Meu pai dizia que quando começamos a lembrar e contar as coisas boas do passado é que já estamos velho e não percebemos. Diante dessa constatação, arrisco-me diante de tanta violência em que vivemos a ousadia de afirmar: fomos verdadeiramente livres!

Em todos os cantos dessa cidade, das áreas mais nobres até os bairros periféricos todos viveram tempos de caminhar livremente pelas ruas, frequentar as nossas praças, bares, restaurantes, cinemas de rua, clubes, praias sem o risco de uma bala perdida, um assalto, um sequestro, um arrastão. As nossas escolas eram só dominadas pelo respeito, companheirismo, brincadeiras e disciplina. As drogas a nós apresentadas era o pastel na porta do colégio cheio de óleo, o sonho com quase meio quilo de açúcar, o cachorro quente mais que requentado e a pipoca repleta de sal, no entanto, tínhamos tempo e onde correr sem riscos, suar para queimar aqueles inesquecíveis e saborosos exageros. O nosso bordão: “parou a bola”, grito vindo do primeiro integrante do baba que visse uma pessoa da terceira idade, uma pessoa com deficiência, uma senhora grávida ou qualquer um que nos merecesse o costumeiro respeito, foi infelizmente substituído pelos barulhos de troca de tiros, correria de homens maus armados com fuzis nos anunciando que a boca está sendo invadida e que a guerra continua. Estamos em guerra!
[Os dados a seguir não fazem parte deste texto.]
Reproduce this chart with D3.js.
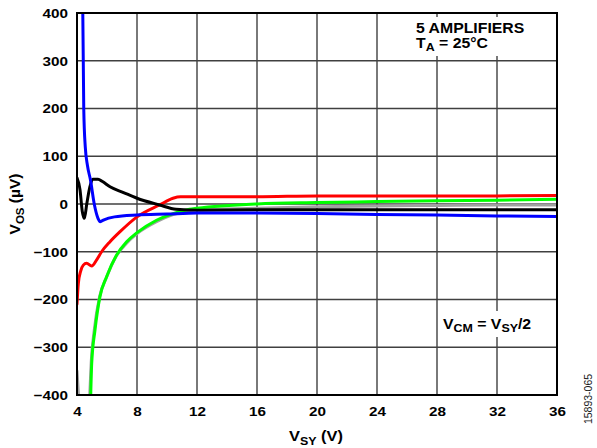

Para mim uma das piores coisas de uma guerra é a ausência de liberdade e o reconhecimento de que possa ser que não vivamos mais para termos de volta o peito aberto cortando vento e sem temor. Éramos simples e felizes. Livres, leves e soltos! Que droga todo esse progresso anunciado, que porcaria toda essa tecnologia que me tranca em casa, com medo das balas, das drogas zumbis, dos corpos cortados ao meio. Meu Deus, o que é isso!? Vemos corpos cortados ao meio jogados em latões de lixo. É o tio da barraquinha assaltado, o rapaz do Uber com uma bala no peito, o parente sem vida, a moça da loja agredida, facada no metrô, assalto no ônibus, saques no engarrafamento, crimes, crimes, muitos crimes diante dos olhares atordoados das autoridades perdidas, sem planos, só palavras para atenuar o escândalo do flagrante das suas irresponsabilidades. Se escondem apertando as gargantas dos que denunciam e pedem a liberdade de volta. Onde está o Estado? Perdendo a guerra, claro!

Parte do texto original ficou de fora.